The NAACP countered that it had to use numbers from 2014 because the mayor’s office refused to cooperate with its multiple requests for more recent data.

The mayor received a C for his education efforts. The NAACP found that his office had implemented slight improvements, but slammed him for not doing enough to close the achievement gap, for not fully funding city public schools and for the way the city rolled out its pre-K expansion program.

And while the NAACP praised efforts to increase diversity on the police force, it gave Walsh an overall D for public safety, criticizing both his approach to reducing crime in black communities and for allowing police oversight to remain weak. 

As far as his staff was concerned, the NAACP felt Walsh didn’t do enough to add diversity to city positions, writing that Walsh had not made any real “progress toward achieving reflective representation in its workforce.” Walsh got a C on that front. 

Reflective representation would mean that at least half the city’s workforce be made up of minorities; more than half of Bostonians are people of color.

Walsh received three Fs: one for not diversifying the city’s fire department; one for a lack of effort given to recruiting and retaining teachers of color and one for slothful adoption of body cameras for police officers. 

Averaging all of his grades, the NAACP gave Walsh an overall D, writing that Walsh had ushered in “no real change” for the city’s black and Latinx populations.

For his part, Walsh “respectfully disagree[s] with the grades given.”

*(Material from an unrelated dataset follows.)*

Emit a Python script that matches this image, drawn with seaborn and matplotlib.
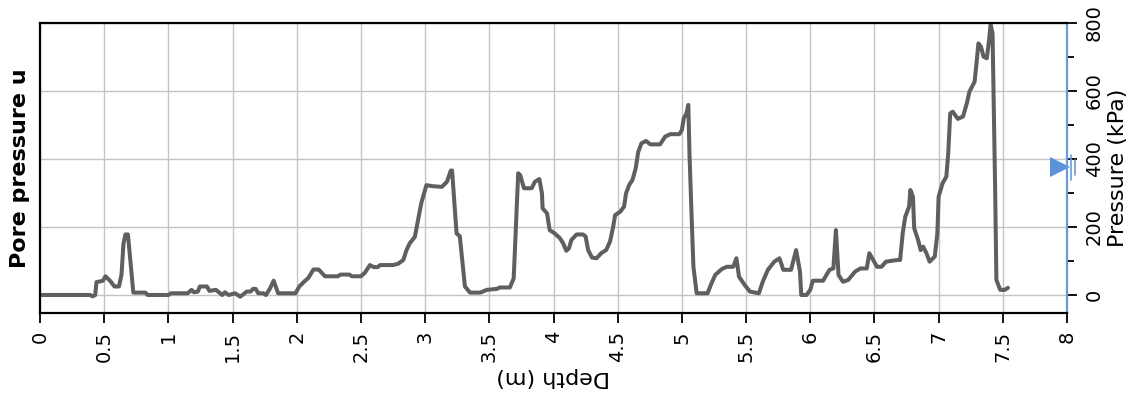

“While there is always room for improvement, we are very proud of what we have been able to accomplish over the past four years,” he said, citing affordable housing figures different from the ones the NAACP found, and noting 42 percent of new police hires have been either black or Latinx under his watch.

The NAACP hasn’t responded to Walsh’s comments, but did say that it plans to release more of these report cards for leaders around the country.